La narration émergente et les événements aléatoires

Comme dans les meilleurs jeux du genre, Norland excelle dans la génération d’histoires uniques à chaque partie. Les événements aléatoires – une naissance, une mort soudaine, la visite d’un marchand itinérant, la découverte d’une relique ancienne – s’enchaînent pour créer une trame narrative riche. Le système de « grandes familles » rivales, avec lesquelles le joueur peut nouer des alliances ou mener des guerres, ajoute une échelle stratégique supplémentaire. Ces interactions entre le micro (les colons) et le macro (le royaume) forment un tout cohérent et captivant.

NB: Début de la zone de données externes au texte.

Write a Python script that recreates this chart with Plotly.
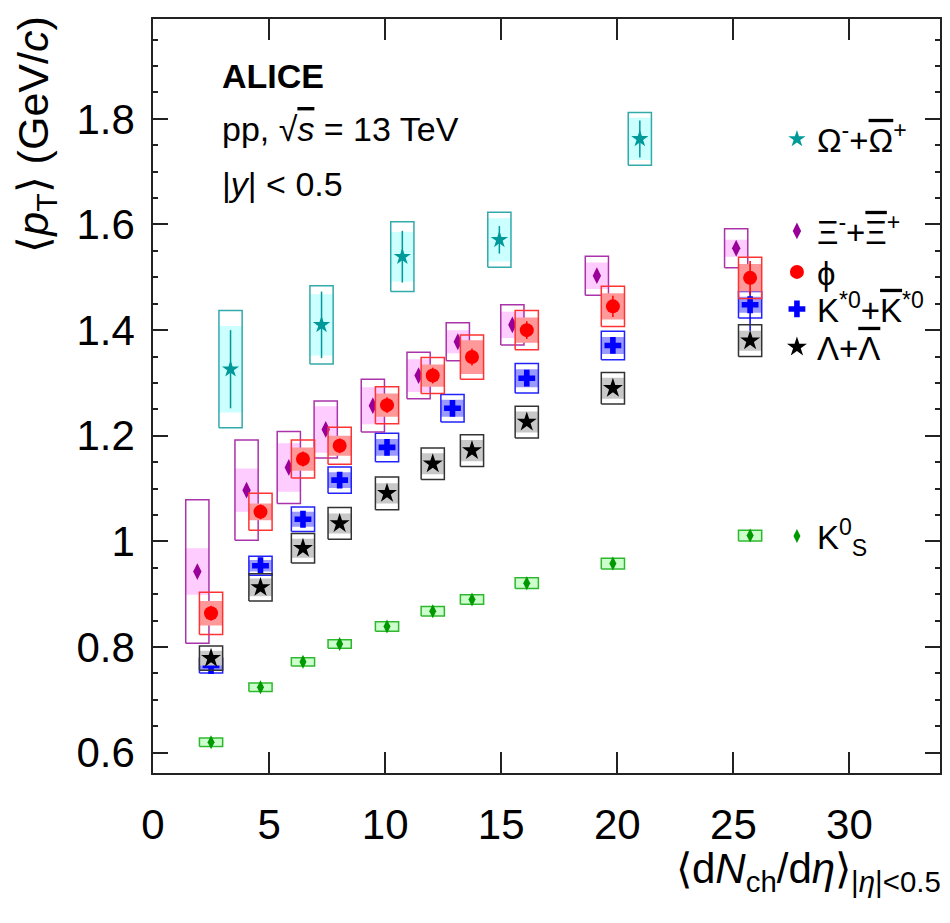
import plotly.graph_objects as go

# multiplicity classes <dNch/deta>
x_k0s = [2.50, 4.63, 6.46, 8.04, 10.08, 12.05, 13.74, 16.10, 19.81, 25.72]
y_k0s = [0.620, 0.724, 0.772, 0.806, 0.839, 0.868, 0.890, 0.921, 0.958, 1.011]
stat_k0s = [0.004] * 10
sys_k0s = [0.008, 0.008, 0.008, 0.008, 0.009, 0.009, 0.009, 0.010, 0.010, 0.010]
sysu_k0s = [0.007, 0.007, 0.007, 0.007, 0.008, 0.008, 0.008, 0.009, 0.009, 0.009]

x_kstar = [2.50, 4.63, 6.46, 8.04, 10.08, 12.90, 16.10, 19.81, 25.72]
y_kstar = [0.765, 0.954, 1.042, 1.116, 1.178, 1.252, 1.309, 1.371, 1.448]
stat_kstar = [0.006, 0.006, 0.007, 0.007, 0.008, 0.008, 0.009, 0.012, 0.064]
sys_kstar = [0.014, 0.018, 0.023, 0.025, 0.027, 0.026, 0.028, 0.027, 0.025]
sysu_kstar = [0.009, 0.011, 0.014, 0.015, 0.016, 0.016, 0.017, 0.016, 0.015]

x_lam = [2.50, 4.63, 6.46, 8.04, 10.08, 12.05, 13.74, 16.10, 19.81, 25.72]
y_lam = [0.779, 0.913, 0.987, 1.034, 1.091, 1.147, 1.172, 1.226, 1.290, 1.380]
stat_lam = [0.004] * 10
sys_lam = [0.023, 0.026, 0.028, 0.030, 0.031, 0.030, 0.030, 0.030, 0.030, 0.030]
sysu_lam = [0.014, 0.017, 0.018, 0.019, 0.019, 0.020, 0.020, 0.020, 0.020, 0.019]

x_xi = [1.91, 4.03, 5.85, 7.44, 9.47, 11.44, 13.13, 15.48, 19.12, 25.12]
y_xi = [0.943, 1.097, 1.140, 1.212, 1.257, 1.314, 1.378, 1.410, 1.503, 1.555]
stat_xi = [0.008, 0.007, 0.007, 0.007, 0.007, 0.007, 0.007, 0.007, 0.008, 0.010]
sys_xi = [0.136, 0.095, 0.068, 0.054, 0.050, 0.044, 0.036, 0.038, 0.037, 0.037]
sysu_xi = [0.044, 0.041, 0.046, 0.044, 0.035, 0.031, 0.022, 0.025, 0.025, 0.016]

x_phi = [2.50, 4.63, 6.46, 8.04, 10.08, 12.05, 13.74, 16.10, 19.81, 25.72]
y_phi = [0.864, 1.056, 1.156, 1.181, 1.258, 1.314, 1.349, 1.400, 1.445, 1.499]
stat_phi = [0.014, 0.014, 0.014, 0.014, 0.015, 0.015, 0.016, 0.017, 0.020, 0.032]
sys_phi = [0.040, 0.035, 0.036, 0.035, 0.035, 0.034, 0.042, 0.037, 0.038, 0.039]
sysu_phi = [0.023, 0.016, 0.022, 0.019, 0.022, 0.021, 0.032, 0.024, 0.025, 0.026]

x_om = [3.34, 7.26, 10.74, 14.92, 20.97]
y_om = [1.326, 1.410, 1.539, 1.571, 1.762]
stat_om = [0.074, 0.063, 0.049, 0.026, 0.035]
sys_om = [0.111, 0.074, 0.066, 0.052, 0.050]
sysu_om = [0.082, 0.058, 0.047, 0.041, 0.040]

FONT = "Liberation Sans, Arial, Helvetica, sans-serif"
BOX_HW = 0.5  # half width of systematic boxes in x units
OL = '<span style="text-decoration:overline">%s</span>'


def box_path(xs, ys, half):
    px, py = [], []
    for x, y, h in zip(xs, ys, half):
        px += [x - BOX_HW, x + BOX_HW, x + BOX_HW, x - BOX_HW, x - BOX_HW, None]
        py += [y - h, y - h, y + h, y + h, y - h, None]
    return px, py


species = [
    # name, x, y, stat, sys, sys_uncorr, marker, size, color, fill, edge, legend
    ("K<sup>0</sup><sub>S</sub>", x_k0s, y_k0s, stat_k0s, sys_k0s, sysu_k0s,
     "diamond-tall", 10, "#009900", "#ccffcc", "#2db82d", "legend6"),
    ("K<sup>*0</sup>+" + OL % "K" + "<sup>*0</sup>", x_kstar, y_kstar, stat_kstar,
     sys_kstar, sysu_kstar, "cross", 14, "#0000ff", "#9999ff", "#2222ff", "legend4"),
    ("\u039b+" + OL % "\u039b", x_lam, y_lam, stat_lam, sys_lam, sysu_lam,
     "star", 15, "#000000", "#c8c8c8", "#333333", "legend5"),
    ("\u039e<sup>-</sup>+" + OL % "\u039e" + "<sup>+</sup>", x_xi, y_xi, stat_xi,
     sys_xi, sysu_xi, "diamond-tall", 12, "#990099", "#ffccff", "#aa33aa", "legend2"),
    ("\u03d5", x_phi, y_phi, stat_phi, sys_phi, sysu_phi,
     "circle", 14, "#ff0000", "#ff9999", "#ff3333", "legend3"),
    ("\u03a9<sup>-</sup>+" + OL % "\u03a9" + "<sup>+</sup>", x_om, y_om, stat_om,
     sys_om, sysu_om, "star", 13, "#009999", "#ccffff", "#33aaaa", "legend"),
]

fig = go.Figure()
for name, xs, ys, st, sy, su, sym, size, col, fill, edge, leg in species:
    ix, iy = box_path(xs, ys, su)
    fig.add_trace(go.Scatter(x=ix, y=iy, mode="lines", fill="toself", fillcolor=fill,
                             line=dict(width=0), showlegend=False, hoverinfo="skip"))
    ox, oy = box_path(xs, ys, sy)
    fig.add_trace(go.Scatter(x=ox, y=oy, mode="lines", line=dict(color=edge, width=1.5),
                             showlegend=False, hoverinfo="skip"))
    fig.add_trace(go.Scatter(
        x=xs, y=ys, mode="markers", name=name, legend=leg,
        marker=dict(symbol=sym, size=size, color=col, line=dict(width=0)),
        error_y=dict(type="data", array=st, color=col, thickness=1.5, width=0),
    ))

legend_common = dict(font=dict(family=FONT, size=33, color="black"),
                     bgcolor="rgba(0,0,0,0)", borderwidth=0, xanchor="left",
                     yanchor="middle", x=0.7928, itemsizing="trace")
legend_y = {"legend": 0.8408, "legend2": 0.7188, "legend3": 0.6645,
            "legend4": 0.6154, "legend5": 0.5650, "legend6": 0.3143}

fig.update_layout(
    width=942, height=907,
    margin=dict(l=145, r=8, t=11, b=142),
    plot_bgcolor="white", paper_bgcolor="white",
    font=dict(family=FONT, color="black"),
    showlegend=True,
    xaxis=dict(range=[0, 33.9], tick0=0, dtick=5, ticks="inside", ticklen=21,
               tickwidth=1.5, tickcolor="#222", showline=True, linewidth=1.5,
               linecolor="#222", mirror="allticks", showgrid=False, zeroline=False,
               tickfont=dict(family=FONT, size=42), ticklabelstandoff=14),
    yaxis=dict(range=[0.5616, 1.989], tick0=0, dtick=0.2, ticks="inside", ticklen=15,
               tickwidth=1.5, tickcolor="#222", showline=True, linewidth=1.5,
               linecolor="#222", mirror="allticks", showgrid=False, zeroline=False,
               tickfont=dict(family=FONT, size=42), ticklabelstandoff=8,
               minor=dict(tick0=0, dtick=0.05, ticks="inside", ticklen=5,
                          tickwidth=1.5, tickcolor="#222", showgrid=False)),
    yaxis2=dict(overlaying="y", matches="y", anchor="x", side="left",
                tick0=0, dtick=0.1, ticks="inside", ticklen=9, tickwidth=1.5,
                tickcolor="#222", showticklabels=False, showline=False,
                mirror="ticks", showgrid=False, zeroline=False),
)
for key, yv in legend_y.items():
    fig.update_layout({key: dict(legend_common, y=yv)})

fig.add_annotation(text="<b>ALICE</b>", xref="paper", yref="paper", x=0.085, y=0.9244,
                   xanchor="left", yanchor="middle", showarrow=False,
                   font=dict(family=FONT, size=34))
fig.add_annotation(text="pp, \u221a" + OL % "<i>s</i>" + " = 13 TeV", xref="paper",
                   yref="paper", x=0.085, y=0.854, xanchor="left", yanchor="middle",
                   showarrow=False, font=dict(family=FONT, size=34))
fig.add_annotation(text="|<i>y</i>| &lt; 0.5", xref="paper", yref="paper",
                   x=0.085, y=0.781, xanchor="left", yanchor="middle", showarrow=False,
                   font=dict(family=FONT, size=34))
fig.add_annotation(text="\u27e8<i>p</i><sub>T</sub>\u27e9 (GeV/<i>c</i>)", xref="paper",
                   yref="paper", x=-0.148, y=0.846, textangle=-90, xanchor="center",
                   yanchor="middle", showarrow=False, font=dict(family=FONT, size=43))
fig.add_annotation(text="\u27e8d<i>N</i><sub>ch</sub>/d<i>\u03b7</i>\u27e9<sub>|<i>\u03b7</i>|&lt;0.5</sub>",
                   xref="paper", yref="paper", x=1.004, y=-0.131, xanchor="right",
                   yanchor="middle", showarrow=False, font=dict(family=FONT, size=42))

fig.write_html("out.html")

La direction artistique et l’ambiance

Le choix d’un style graphique low-poly détaillé et de couleurs sobres sert parfaitement l’ambiance du jeu. Les environnements, bien que générés procéduralement, sont crédibles et évocateurs. L’attention portée aux détails – les animations des colons au travail, l’éclairage changeant selon l’heure de la journée, les intérieurs des bâtiments – renforce l’immersion. L’interface, claire et complète sans être envahissante, permet de naviguer facilement dans la complexité des systèmes. La bande-son, discrète et atmosphérique, accompagne avec justesse les moments de quiétude comme de crise.

Les défis de la complexité et la courbe d’apprentissage

La principale force de Norland – sa complexité systémique – constitue également son principal défi. La prise en main peut être ardue pour les joueurs non familiarisés avec le genre. La multiplicité des statistiques à surveiller (bonheur, faim, fatigue, loyauté, etc.) et l’imbrication des mécaniques sociales et économiques demandent un temps d’adaptation significatif. Le tutoriel, bien conçu mais non exhaustif, laisse une part d’exploration et d’erreur qui pourra frustrer certains, mais qui est au cœur de l’identité du jeu.

Conclusion

Norland est une réussite remarquable dans le paysage très concurrentiel des jeux de gestion. En plaçant les relations sociales et les dynamiques de pouvoir au premier plan, il apporte une contribution significative et originale au genre. S’il emprunte des mécaniques éprouvées à ses prédécesseurs, il les combine de manière novatrice pour créer une expérience profondément humaine et narrative. Son ambiance médiévale réaliste et sombre, servie par une direction artistique soignée, offre une immersion de qualité. Bien que sa complexité puisse le réserver à un public averti, Norland s’impose comme un titre essentiel pour tous les amateurs de colony simulations en quête d’une profondeur stratégique et narrative renouvelée. Il confirme la vitalité du jeu indépendant et la pertinence de l’approche de Hooded Horse pour l’édition de jeux de stratégie exigeants.